Originally Posted by
Thegide
A word of wisdom regarding construction of this sort. When moving to a triple-layer design you must take into account the fact that you will also be occupying the rearmost thin layer and will also be dumping some of your most critical connectors in between glued layers.
It might not sound like much the way I've written it, but I speak from experience as someone who has already gone through the headaches of this sort.
It takes careful planning and full confidence in your directional gluing abilities to pull off, plus some tricks up your sleeve for working in between glued layers. Your biggest challenge will be getting the rearmost track working correctly when it will be heavily obscured by your tank's body (which you will have to glue to the rear thick layer first before assembling treads).
You also need absolute precision when duplicating your rear track to the front. You should probably do this on grid.
My advice is this: build one tread mechanism to full specification. Duplicate it to the foreground. To the small section of the rear track that you want to glue your tank's middle section, place and glue a small square of material using the shoulder buttons to directionally glue it. You want to do this so that you inevitably end up gluing the middle piece ONLY to nonmoving parts on the back piece. Now directionally glue the resulting piece to the foreground.
You should now have a 3-layer thick pair of treads connected by a small piece of material which, using the corner edit tool, you will now shape to the tank's body. Voila!

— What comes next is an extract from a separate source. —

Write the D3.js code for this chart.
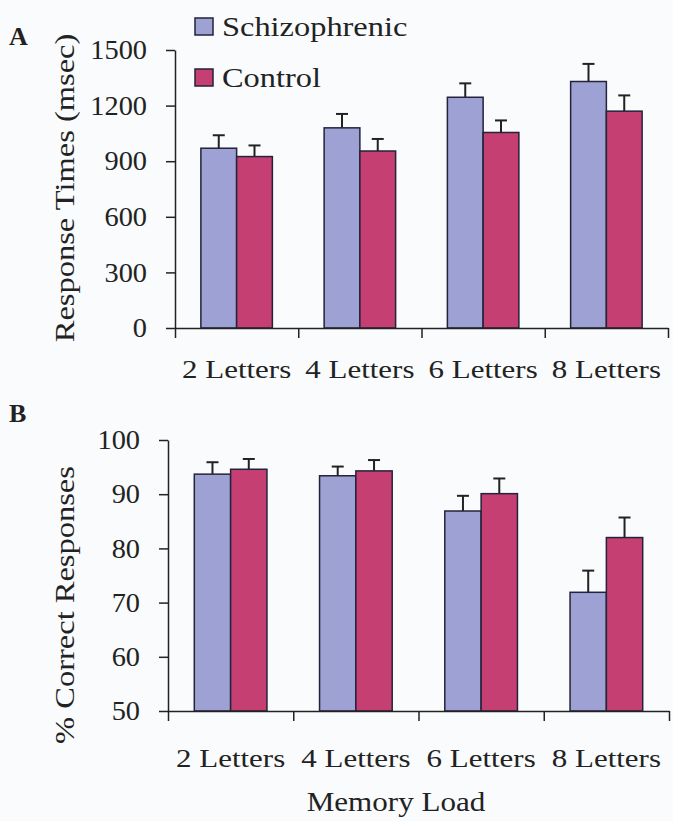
<!DOCTYPE html>
<html>
<head>
<meta charset="utf-8">
<script src="https://cdn.jsdelivr.net/npm/d3@7/dist/d3.min.js"></script>
<style>
  html, body { margin: 0; padding: 0; background: #f9fbfc; }
  svg { display: block; }
  text { font-family: "Liberation Serif", "Times New Roman", serif; fill: #222; }
</style>
</head>
<body>
<svg id="chart" width="673" height="821"></svg>
<script>
// ---- data ----
const categories = ["2 Letters", "4 Letters", "6 Letters", "8 Letters"];
const seriesNames = ["Schizophrenic", "Control"];
const rtSchizo = [970, 1080, 1245, 1330];
const rtSchizoErr = [70, 75, 75, 95];
const rtControl = [925, 955, 1055, 1170];
const rtControlErr = [60, 65, 65, 85];
const accSchizo = [93.7, 93.4, 86.9, 71.9];
const accSchizoErr = [2.2, 1.7, 2.8, 4.0];
const accControl = [94.6, 94.3, 90.1, 82.0];
const accControlErr = [1.9, 2.0, 2.8, 3.7];
const rtTicks = [0, 300, 600, 900, 1200, 1500];
const accTicks = [50, 60, 70, 80, 90, 100];

const colors = { "Schizophrenic": "#9da1d3", "Control": "#c63f72" };

const svg = d3.select("#chart");

function panel(opts) {
  const { xRange, yRange, yDomain, ticks, s, sErr, c, cErr, yTitle, yTitleY, labelDy, xTitle } = opts;
  const g = svg.append("g");
  const x = d3.scaleBand().domain(categories).range(xRange).paddingInner(0.42).paddingOuter(0.21);
  const x1 = d3.scaleBand().domain(seriesNames).range([0, x.bandwidth()]).padding(0);
  const y = d3.scaleLinear().domain(yDomain).range(yRange);
  const bounds = d3.scaleLinear().domain([0, categories.length]).range(xRange);

  const rows = categories.map((cat, i) => ({
    cat,
    vals: [
      { name: "Schizophrenic", v: s[i], e: sErr[i] },
      { name: "Control", v: c[i], e: cErr[i] }
    ]
  }));

  const grp = g.selectAll("g.grp").data(rows).join("g")
    .attr("transform", d => `translate(${x(d.cat)},0)`);

  grp.selectAll("line.err").data(d => d.vals).join("line")
    .attr("x1", d => x1(d.name) + x1.bandwidth() / 2)
    .attr("x2", d => x1(d.name) + x1.bandwidth() / 2)
    .attr("y1", d => y(d.v)).attr("y2", d => y(d.v + d.e))
    .attr("stroke", "#222").attr("stroke-width", 2);
  grp.selectAll("line.cap").data(d => d.vals).join("line")
    .attr("x1", d => x1(d.name) + x1.bandwidth() / 2 - 6)
    .attr("x2", d => x1(d.name) + x1.bandwidth() / 2 + 6)
    .attr("y1", d => y(d.v + d.e)).attr("y2", d => y(d.v + d.e))
    .attr("stroke", "#222").attr("stroke-width", 2);

  grp.selectAll("rect").data(d => d.vals).join("rect")
    .attr("x", d => x1(d.name))
    .attr("width", x1.bandwidth())
    .attr("y", d => y(d.v))
    .attr("height", d => y(yDomain[0]) - y(d.v))
    .attr("fill", d => colors[d.name])
    .attr("stroke", "#23233a").attr("stroke-width", 1.5);

  // y axis
  const ya = g.append("g").attr("transform", `translate(${xRange[0]},0)`)
    .call(d3.axisLeft(y).tickValues(ticks).tickSize(9).tickSizeOuter(0).tickPadding(19).tickFormat(d3.format("d")));
  ya.selectAll("path,line").attr("stroke", "#222").attr("stroke-width", 1.5);
  ya.selectAll("text").attr("font-size", 27).attr("fill", "#222").attr("data-stretch", 1.05)
    .style("font-family", '"Liberation Serif", "Times New Roman", serif');

  // x axis: line + boundary ticks
  const xb = g.append("g").attr("transform", `translate(0,${yRange[0]})`)
    .call(d3.axisBottom(bounds).ticks(categories.length).tickSize(10).tickSizeOuter(0).tickFormat(""));
  xb.selectAll("path,line").attr("stroke", "#222").attr("stroke-width", 1.5);

  const xl = g.append("g").attr("transform", `translate(0,${yRange[0]})`)
    .call(d3.axisBottom(x).tickSize(0).tickPadding(labelDy));
  xl.select(".domain").remove();
  xl.selectAll("text").attr("font-size", 26).attr("fill", "#222").attr("data-stretch", 1.19)
    .style("font-family", '"Liberation Serif", "Times New Roman", serif');

  g.append("text")
    .attr("transform", `translate(74,${yTitleY}) rotate(-90)`)
    .attr("text-anchor", "middle")
    .attr("font-size", 28).attr("data-stretch", 1.16)
    .text(yTitle);

  if (xTitle) {
    g.append("text").attr("x", 396).attr("y", 811).attr("text-anchor", "middle")
      .attr("font-size", 27).attr("data-stretch", 1.15).text(xTitle);
  }
}

panel({ xRange: [175, 668], yRange: [328, 50], yDomain: [0, 1500], ticks: rtTicks,
  s: rtSchizo, sErr: rtSchizoErr, c: rtControl, cErr: rtControlErr,
  yTitle: "Response Times (msec)", yTitleY: 188, labelDy: 32 });

panel({ xRange: [168, 669], yRange: [711, 440], yDomain: [50, 100], ticks: accTicks,
  s: accSchizo, sErr: accSchizoErr, c: accControl, cErr: accControlErr,
  yTitle: "% Correct Responses", yTitleY: 605, labelDy: 38, xTitle: "Memory Load" });

// panel letters
svg.append("text").attr("x", 9).attr("y", 45).attr("font-size", 26).attr("font-weight", "bold").text("A");
svg.append("text").attr("x", 9).attr("y", 422).attr("font-size", 26).attr("font-weight", "bold").text("B");

// legend
const leg = svg.append("g").selectAll("g").data(seriesNames).join("g")
  .attr("transform", (d, i) => `translate(195,${18 + i * 51})`);
leg.append("rect").attr("width", 18).attr("height", 17)
  .attr("fill", d => colors[d]).attr("stroke", "#23233a").attr("stroke-width", 1.5);
leg.append("text").attr("x", 27).attr("y", 18).attr("font-size", 27).attr("data-stretch", 1.2).text(d => d);

// widen glyphs to match the reference's broad serif face
svg.selectAll("text").each(function () {
  const k = +this.getAttribute("data-stretch");
  const w = this.getComputedTextLength();
  if (k && w > 0) {
    d3.select(this).attr("textLength", w * k).attr("lengthAdjust", "spacingAndGlyphs");
  }
});
</script>
</body>
</html>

Of course, having a 3 layer thick tank now probably means your tread connectors are lying in the background thin layer. I guess you won't be including any scenery in the background...unless...you spend the extra effort and do this the advaned way:
Instead of simply copying the foreground layer tread to the rear layer, unattach the tread connectors and move them forward one thin layer so that they end up occupying the thin layer between middle and back layers. Reapply bolts. Now assemble your middle section as described above.
The advantage to doing this is you have full background thin layer to work with, and your tank is a mirror image split along its Z-axis.